Multi-anvil presses are occasionally used in industry to produce minerals of exceptional purity, size and quality, especially high-pressure high-temperature (HPHT) synthetic diamonds and c-Boron-Nitride. However, multi-anvils are high cost devices, and are very adaptable, so they are more often used as scientific instruments. Multi-anvils have three main scientific uses: 1) to synthesize novel high-pressure material; 2) to change the phases of a material; 3) to examine the properties of materials at high pressures. In materials science this includes the synthesis of novel or useful materials with potential mechanical or electronic applications, such as high-pressure super conductors or ultra-hard substances.

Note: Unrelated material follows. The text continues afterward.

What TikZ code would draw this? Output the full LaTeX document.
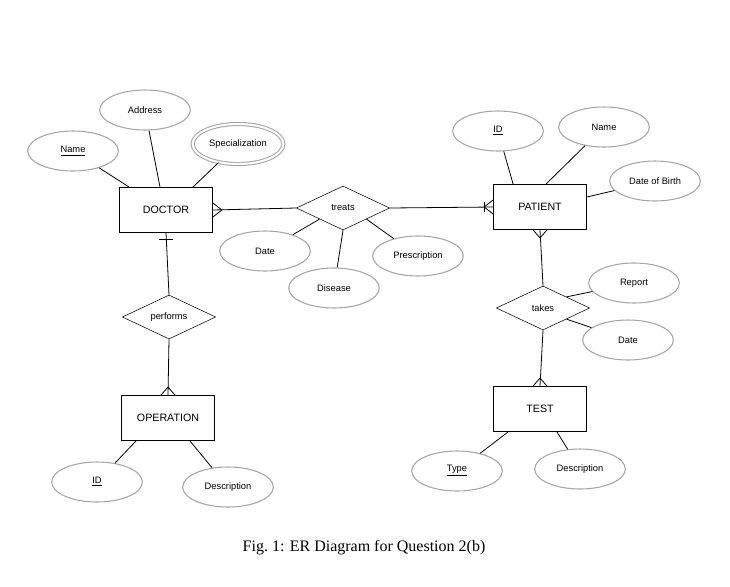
\documentclass[tikz,border=0pt]{standalone}
\usepackage{fontspec}
\setmainfont{Liberation Serif}
\setsansfont{Liberation Sans}
\usetikzlibrary{shapes, calc}
\tikzstyle{attr} = [ellipse, draw=gray!70, thick, minimum width=68pt, minimum height=30pt,
    inner sep=0pt, font=\sffamily\fontsize{7}{8}\selectfont]
\tikzstyle{entity} = [rectangle, draw, minimum width=70pt, minimum height=34pt,
    font=\sffamily\fontsize{8}{9}\selectfont]
\tikzstyle{rel} = [diamond, draw, aspect=2.1, minimum width=70pt, minimum height=33pt,
    inner sep=0pt, font=\sffamily\fontsize{7}{8}\selectfont]
\tikzstyle{link} = [draw, semithick]
\begin{document}
\begin{tikzpicture}[x=0.75pt, y=-0.75pt]
\useasboundingbox (0,0) rectangle (730,586);
% entities
\node [entity] (doctor) at (166,210) {DOCTOR};
\node [entity] (patient) at (540,207) {PATIENT};
\node [entity] (operation) at (168,418) {OPERATION};
\node [entity] (test) at (540,409) {TEST};
% relationships
\node [rel] (treats) at (343,208) {treats};
\node [rel] (performs) at (169,317) {performs};
\node [rel] (takes) at (543,308) {takes};
% attributes
\node [attr] (dname) at (73,151) {\underline{Name}};
\node [attr] (daddr) at (145,110) {Address};
\node [attr, double, double distance=1.5pt] (dspec) at (238,144) {Specialization};
\node [attr] (pid) at (498,131) {\underline{ID}};
\node [attr] (pname) at (604,127) {Name};
\node [attr] (pdob) at (655,181) {Date of Birth};
\node [attr] (tdate) at (265,251) {Date};
\node [attr] (tpres) at (418,256) {Prescription};
\node [attr] (tdis) at (334,288) {Disease};
\node [attr] (oid) at (97,482) {\underline{ID}};
\node [attr] (odesc) at (228,487) {Description};
\node [attr] (kreport) at (634,283) {Report};
\node [attr] (kdate) at (628,340) {Date};
\node [attr] (ttype) at (457,471) {\underline{Type}};
\node [attr] (tdesc) at (580,469) {Description};
\node [font=\fontsize{12}{14}\selectfont] (caption) at (364,548) {Fig.\ 1: ER Diagram for Question 2(b)};

% attribute lines
\path [link] (dname) -- ($(doctor.north west)+(10,0)$);
\path [link] (daddr) -- ($(doctor.north)+(-6,0)$);
\path [link] (dspec) -- ($(doctor.north east)+(-20,0)$);
\path [link] (pid) -- ($(patient.north west)+(20,0)$);
\path [link] (pname) -- ($(patient.north)+(6,0)$);
\path [link] (pdob) -- ($(patient.east)+(0,-10)$);
\path [link] ($(treats.south west)+(0,0)$) -- (tdate);
\path [link] (treats.south) -- (tdis);
\path [link] (treats.south east) -- (tpres);
\path [link] (oid) -- ($(operation.south west)+(15,0)$);
\path [link] (odesc) -- ($(operation.south east)+(-25,0)$);
\path [link] (takes.north east) -- (kreport);
\path [link] (takes.south east) -- (kdate);
\path [link] (ttype) -- ($(test.south west)+(15,0)$);
\path [link] (tdesc) -- ($(test.south east)+(-30,0)$);

% relationship lines
\path [link] (doctor.east) -- (treats.west);
\path [link] (treats.east) -- (patient.west);
\path [link] (doctor.south) -- (performs.north);
\path [link] (performs.south) -- (operation.north);
\path [link] (patient.south) -- (takes.north);
\path [link] (takes.south) -- (test.north);

% crow's feet and bars
\path [link] ($(doctor.east)+(0,-7)$) -- ($(doctor.east)+(9,0)$) -- ($(doctor.east)+(0,7)$);
\path [link] ($(patient.west)+(0,-7)$) -- ($(patient.west)+(-9,0)$) -- ($(patient.west)+(0,7)$);
\path [link] ($(patient.west)+(-9,-5)$) -- ($(patient.west)+(-9,5)$);
\path [link] ($(patient.south)+(-7,0)$) -- ($(patient.south)+(0,8)$) -- ($(patient.south)+(7,0)$);
\path [link] ($(operation.north)+(-7,0)$) -- ($(operation.north)+(0,-8)$) -- ($(operation.north)+(7,0)$);
\path [link] ($(test.north)+(-7,0)$) -- ($(test.north)+(0,-8)$) -- ($(test.north)+(7,0)$);
\path [link] ($(doctor.south)+(-7,6)$) -- ($(doctor.south)+(7,6)$);
\end{tikzpicture}
\end{document}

Geologists are primarily concerned with reproducing the conditions and materials found in the deep earth, to study geological processes that cannot be directly observed. Minerals or rocks are synthesized to find what conditions are responsible for different mineral phases and textures. Geoscientists also use multi-anvils to measure the kinetics of reactions, density, viscosity, compressibility, diffusivity and thermal conductivity of rock under extreme conditions.